Therapy dogs work, but not how you'd expect them to

Here’s an experiment you can try at home — gather some friends, Google “most adorable puppies ever” and see how long it takes for even the most hard-boiled among them to let out an involuntary “Awww.” Dogs work magic — end of story.

In recent years, it has become increasingly popular for universities to sponsor events like Doggy De-Stress as a way for students to relieve some of the anxieties caused by university life.

Do they actually work? What does the science have to say?

According to John Binfet, director of UBCO’s Building Academic Retention Through K9’s (BARK), science says therapy dogs do work, but not necessarily in the way you’d expect.

While the existing literature on the subject is sparse, it is already known that hands-on contact and the amount of time spent with the dogs are both important variables that impact their effectiveness. BARK highlighted another important factor at play.

Binfet and his team are researching the effects group sessions with therapy dogs have on homesickness and stress among UBCO students.

Binfet suggested that part of the power of the dogs is their ability to act as social catalysts, bringing participants together. They observed that students would begin by interacting with the dogs, but as the dogs started to lose focus, students would often start talking to one another, soon drawn into conversations about everything from classes to campus life. The dogs acted to help put people at ease and provide a simple conversation starter, and the students did the rest.

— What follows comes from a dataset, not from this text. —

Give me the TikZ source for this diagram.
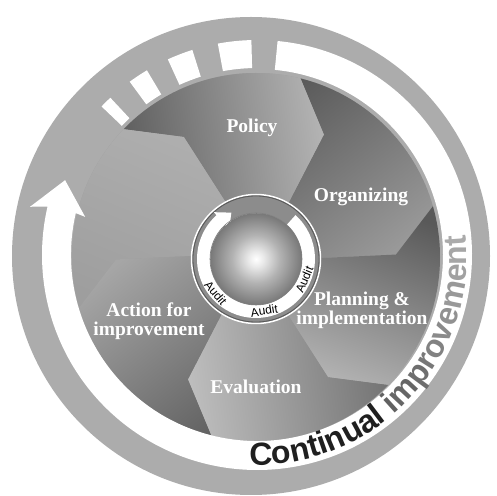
\documentclass[tikz,border=0pt]{standalone}
\usepackage{fontspec}
\setmainfont{Liberation Serif}
\newfontfamily\arialf{Liberation Sans}
\usetikzlibrary{decorations.text}
\definecolor{ringgray}{RGB}{172,172,172}
\pgfdeclareradialshading{sphere}{\pgfpoint{0bp}{0bp}}{color(0bp)=(white); color(4bp)=(white!92!black); color(13bp)=(white!70!black); color(25bp)=(white!47!black)}
\newcommand\cifont{\arialf\bfseries\fontsize{32}{32}\selectfont}
\tikzset{
  lab/.style={text=white, font=\fontsize{19.5}{19}\selectfont\bfseries, align=center, inner sep=0pt},
  audit/.style={text=black, font=\arialf\fontsize{12}{12}\selectfont, inner sep=0pt},
  bandfill/.style={fill=white}
}
\begin{document}
\begin{tikzpicture}[x=1pt,y=1pt]
\useasboundingbox (0,0) rectangle (496,496);
\fill[white] (0,0) rectangle (496,496);
% outer grey disc
\fill[ringgray] (251,240) coordinate (outerc) circle[radius=239];
% pinwheel
\begin{scope}[shift={(256,239)}]
  \coordinate (pinc) at (0,0);
  \clip (0,0) circle[radius=184];
  \fill[white!62!black] (0,0) circle[radius=184];
  \foreach \t/\lt/\dk [evaluate=\t as \sa using \t+38] in {0/60/35, 60/70/35, 120/69/62, 180/65/38, 240/74/43, 300/73/35} {
    \shade[top color=white!\dk!black, bottom color=white!\lt!black, shading angle=\sa]
      (0,0) -- ({\t-1}:63) -- ({\t+1}:140) -- ({\t+16}:184) -- ({\t+16}:200) -- ({\t+36}:200)
      -- ({\t+56}:200) -- ({\t+76}:200) -- ({\t+76}:184) -- ({\t+61}:140) -- ({\t+59}:63) -- cycle;
  }
\end{scope}
% white band arrow with dashes
\begin{scope}[shift={(257,241)}]
  \coordinate (bandc) at (0,0);
  \fill[bandfill] (84.5:215) arc[start angle=84.5, end angle=-193, radius=215]
    -- (168:232) -- (158.7:206) -- (167.5:176) -- (-193:186)
    arc[start angle=-193, end angle=84.5, radius=186] -- cycle;
  \foreach \a/\b in {133/136.3, 120.8/126.3, 107.5/114.5, 91.5/100.5}
    \fill[bandfill] (\a:215) arc[start angle=\a, end angle=\b, radius=215]
      -- (\b:187) arc[start angle=\b, end angle=\a, radius=187] -- cycle;
  \path[decorate, decoration={text along path, text align=left,
    text={|\cifont\color{black!88}|Continual |\cifont\color{black!62}|i|\cifont\color{black!60}|m|\cifont\color{black!57}|p|\cifont\color{black!53}|r|\cifont\color{black!49}|o|\cifont\color{black!46}|v|\cifont\color{black!43}|e|\cifont\color{black!40}|m|\cifont\color{black!37}|e|\cifont\color{black!35}|n|\cifont\color{black!33}|t}}]
    (268:210) arc[start angle=268, end angle=385, radius=210];
\end{scope}
% hub
\begin{scope}[shift={(256,237)}]
  \coordinate (hubc) at (0,0);
  \draw[white, line width=1.5pt] (0,0) circle[radius=64.5];
  \fill[white!55!black] (0,0) circle[radius=63.5];
  \draw[black!65, line width=0.8pt] (0,0) circle[radius=63];
  \fill[white] (48:59) arc[start angle=48, end angle=-228, radius=59]
    -- (132:63) -- (118:52.5) -- (132:40) -- (-228:46)
    arc[start angle=-228, end angle=48, radius=46] -- cycle;
  \shade[shading=sphere] (0,0) circle[radius=46];
  \draw[black!50, line width=0.6pt] (0,0) circle[radius=46];
  \foreach \a in {220,279,337}
    \node[audit, rotate=\a+90] (audit\a) at (\a:52.5) {Audit};
\end{scope}
% labels
\node[lab] (policy) at (252,368) {Policy};
\node[lab] (org) at (361,299) {Organizing};
\node[lab] (plan) at (362,186) {Planning \&\\implementation};
\node[lab] (eval) at (256,109) {Evaluation};
\node[lab] (act) at (149,175) {Action for\\improvement};
\end{tikzpicture}
\end{document}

  • The results indicated that dogs can increase feelings of connectedness to campus and satisfaction with life.

    “Spending time with therapy dogs reduces stress, reduces homesickness and increases subjective well-being,” said Binfet.

    Beyond the inherent positivity of these effects according to Binfet, they also increase students’ resiliency, making them better able to weather future stress.

    So if you’re on the fence about Doggy De-Stress, not sure whether therapy dogs are just some new-age hippie fad or actually have an empirical leg to stand on, then fear not. Go play with some cute dogs, make some new friends and rest easy in the knowledge that science says it’s good for you.